- Born: November 18, 1805
- Died: December 23, 1892 (aged 87)
- Known for: Entrepreneur and cotton factor

= Nathaniel L. Carpenter =

American steamboat line owner

Nathaniel L. Carpenter (November 18, 1805 at Randolph, Vermont - December 23, 1892 at Natchez, Mississippi), was an entrepreneur, builder, owner of a steamboat line, and successful cotton trader of Natchez, Mississippi in the middle to late 19th century.

==Personal==
Nathaniel L. Carpenter was a son of Joseph and Sarah (Buell) Carpenter, natives of Connecticut, of the Rehoboth Carpenter family of English descent. He married in 1837 at Buffalo, New York, to Julia Ann Luce. They were the parents of four children. Descendants still lived in Natchez in the early 1900s. Two of his brothers also settled in the South: Samuel Carpenter in New Orleans, Louisiana, and John B. Carpenter in Jefferson County, Mississippi.

==Career==
In 1809, Nathaniel L. Carpenter's parents moved to Lancaster, New York, where they owned extensive property in what is now the city of Buffalo. He was raised and educated in Lancaster and first went into the stage line and hotel business there. In 1833 he went to Natchez, Mississippi, and began working as a builder. He left Natchez in 1834 and went first to St. Louis, Missouri, then to New Orleans, Louisiana, in 1835. He returned to Natchez about 1838 and settled permanently, becoming owner of a line of steamboats, a successful cotton trader, and active many other private and public concerns. He owned Myrtle Terrace town home in Natchez city, and nearby Dunleith plantation, both of which are on the annual Natchez historical pilgrimage tours.
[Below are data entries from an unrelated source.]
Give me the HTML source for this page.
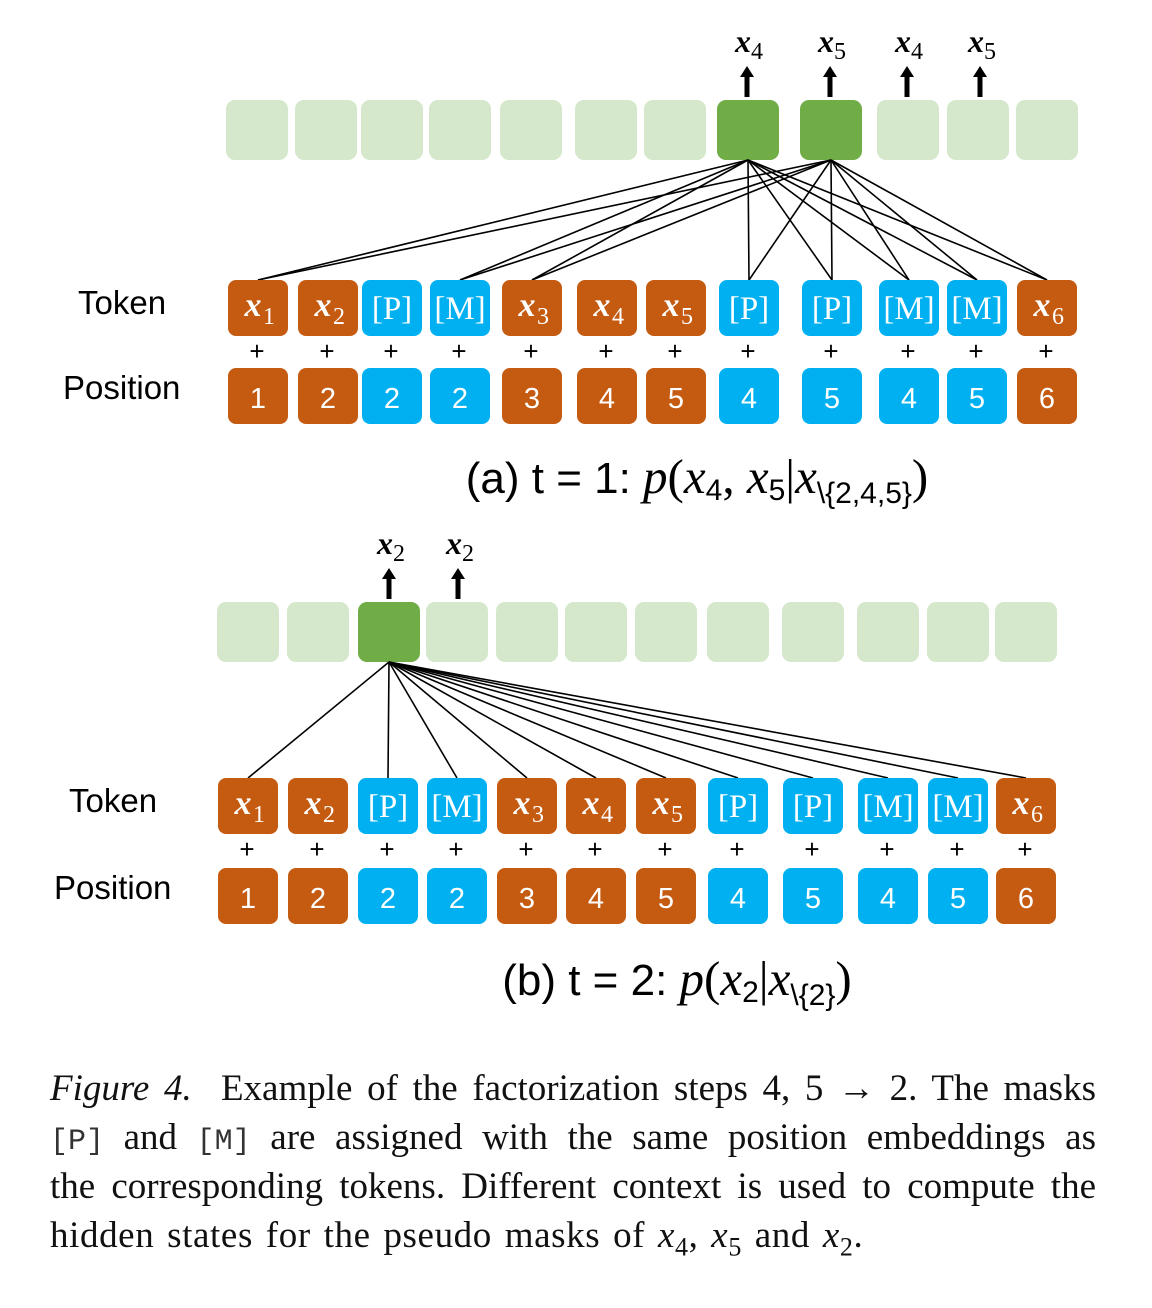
<!DOCTYPE html>
<html><head><meta charset="utf-8">
<style>
html,body{margin:0;padding:0;background:#fff;width:1152px;height:1308px;overflow:hidden}
svg{position:absolute;left:0;top:0}
.cap{position:absolute;left:50px;top:1064px;width:1046px;font-family:"Liberation Serif",serif;font-size:37px;line-height:49px;color:#111}
.cap div{text-align:justify;text-align-last:justify;white-space:nowrap;height:49px}
.cap div.last{text-align-last:left;word-spacing:3px;letter-spacing:0.6px}
.mono{font-family:"Liberation Mono",monospace;font-size:30px;color:#333}
</style></head>
<body>
<svg id="fig" width="1152" height="1060"></svg>
<div class="cap">
<div><i>Figure 4.</i>&nbsp; Example of the factorization steps 4, 5 → 2. The masks</div>
<div><span class="mono">[P]</span> and <span class="mono">[M]</span> are assigned with the same position embeddings as</div>
<div>the corresponding tokens. Different context is used to compute the</div>
<div class="last">hidden states for the pseudo masks of <i>x</i><sub style="font-size:26px">4</sub>, <i>x</i><sub style="font-size:26px">5</sub> and <i>x</i><sub style="font-size:26px">2</sub>.</div>
</div>
<script>
const tokens=["x1","x2","[P]","[M]","x3","x4","x5","[P]","[P]","[M]","[M]","x6"];
const positions=["1","2","2","2","3","4","5","4","5","4","5","6"];
const isMask=[0,0,1,1,0,0,0,1,1,1,1,0];
// panel a
const aHidden=[226,295,361,429,500,575,644,717,800,877,947,1016];
const aTok=[228,298,362,430,502,577,646,719,802,879,947,1017];
const aGreen=[7,8];
const aArrows=[[747,"4"],[830,"5"],[907,"4"],[980,"5"]];
const aLinks=[0,3,4,7,8,9,10,11];
// panel b
const bHidden=[217,287,358,426,496,565,635,707,782,857,927,995];
const bTok=[218,288,358,427,497,566,636,708,783,858,928,996];
const bGreen=[2];
const bArrows=[[389,"2"],[458,"2"]];
const bLinks=[0,2,3,4,5,6,7,8,9,10,11];
const NS="http://www.w3.org/2000/svg";
const svg=document.getElementById('fig');
function mk(tag,attrs,parent){const e=document.createElementNS(NS,tag);for(const k in attrs)e.setAttribute(k,attrs[k]);(parent||svg).appendChild(e);return e;}
function txt(x,y,s,size,fill,family,style,anchor){const t=mk('text',{x:x,y:y,'font-size':size,fill:fill,'font-family':family,'font-style':style||'normal','text-anchor':anchor||'middle'});t.textContent=s;return t;}
function drawPanel(hid,tok,green,arrows,links,hy,ty,py,labelX,cap,capX,capY){
  const g=mk('g',{});
  hid.forEach((x,i)=>{const r=mk('rect',{x:x,y:hy,width:62,height:60,rx:9,fill:green.includes(i)?'#70ad47':'#d5e8cb'},g);
    
    });
  green.forEach(gi=>{const cx=hid[gi]+31;links.forEach(j=>{const l=mk('line',{x1:cx,y1:hy+60,x2:tok[j]+30,y2:ty,stroke:'#000','stroke-width':1.6},g);
    
    });});
  arrows.forEach(([x,s])=>{const a=mk('g',{},g);
    
    
    mk('rect',{x:x-2.5,y:hy-25,width:5,height:22,fill:'#000'},a);
    mk('polygon',{points:`${x-7},${hy-23} ${x+7},${hy-23} ${x},${hy-34}`,fill:'#000'},a);
    const t=txt(x-4,hy-48,'x','32px','#000','Liberation Serif','italic');t.setAttribute('font-weight','bold');a.appendChild(t);
    const s2=txt(x+10,hy-41,s,'24px','#000','Liberation Serif');a.appendChild(s2);});
  tok.forEach((x,i)=>{const c=isMask[i]?'#00b0f0':'#c55a11';
    const b=mk('g',{},g);
    
    
    mk('rect',{x:x,y:ty,width:60,height:56,rx:8,fill:c},b);
    if(isMask[i]){b.appendChild(txt(x+30,ty+39,tokens[i],'33px','#fff','Liberation Serif'));}
    else{const t=txt(x+25,ty+36,'x','34px','#fff','Liberation Serif','italic');t.setAttribute('font-weight','bold');b.appendChild(t);
      b.appendChild(txt(x+41,ty+44,tokens[i][1],'24px','#fff','Liberation Serif'));}
    g.appendChild(txt(x+29,ty+80,'+','26px','#000','Liberation Sans'));
    const p=mk('g',{},g);
    
    
    mk('rect',{x:x,y:py,width:60,height:56,rx:8,fill:c},p);
    p.appendChild(txt(x+30,py+40,positions[i],'29px','#fff','Liberation Sans'));});
  const tl=txt(labelX+15,ty+34,'Token','33px','#000','Liberation Sans','normal','start');
  
  const pl=txt(labelX,py+31,'Position','33px','#000','Liberation Sans','normal','start');
  
  const c=mk('text',{x:capX,y:capY,'font-size':'44px','font-family':'Liberation Sans',fill:'#000','text-anchor':'middle'},g);
  
  c.innerHTML=cap;
}
const S='font-family="Liberation Serif" font-size="49px"';
const I='font-family="Liberation Serif" font-style="italic" font-size="49px"';
drawPanel(aHidden,aTok,aGreen,aArrows,aLinks,100,280,368,63,
 `(a) t = 1: <tspan ${I}>p</tspan><tspan ${S}>(</tspan><tspan ${I}>x</tspan><tspan font-size="30px" dy="7">4</tspan><tspan dy="-7" ${S}>, </tspan><tspan ${I}>x</tspan><tspan font-size="30px" dy="7">5</tspan><tspan dy="-7" ${S}>|</tspan><tspan ${I}>x</tspan><tspan font-size="30px" dy="10">\\{2,4,5}</tspan><tspan dy="-10" ${S}>)</tspan>`,697,493);
drawPanel(bHidden,bTok,bGreen,bArrows,bLinks,602,778,868,54,
 `(b) t = 2: <tspan ${I}>p</tspan><tspan ${S}>(</tspan><tspan ${I}>x</tspan><tspan font-size="30px" dy="7">2</tspan><tspan dy="-7" ${S}>|</tspan><tspan ${I}>x</tspan><tspan font-size="30px" dy="10">\\{2}</tspan><tspan dy="-10" ${S}>)</tspan>`,677,995);
</script>
</body></html>
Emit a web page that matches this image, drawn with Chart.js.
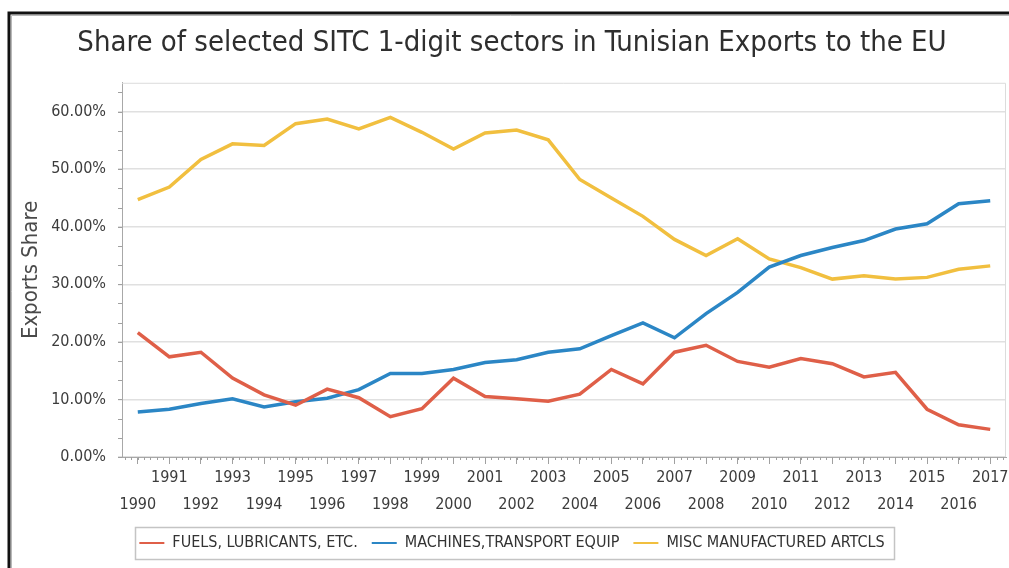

He was well traveled, journeying throughout the United States, Europe, and the South Pacific islands. During the American Civil War, he counseled neutrality, but both of his sons served in the Confederate States Army—Allen D. Carpenter in the Natchez Rifles and Joseph N. Carpenter (September 1, 1846 – married 1868 to Zapporah Russell of Louisiana – March 1, 1925) in the Breckinridge Guards. In 1909 his immediate descendants built and donated to the city of Natchez the Carpenter Schools.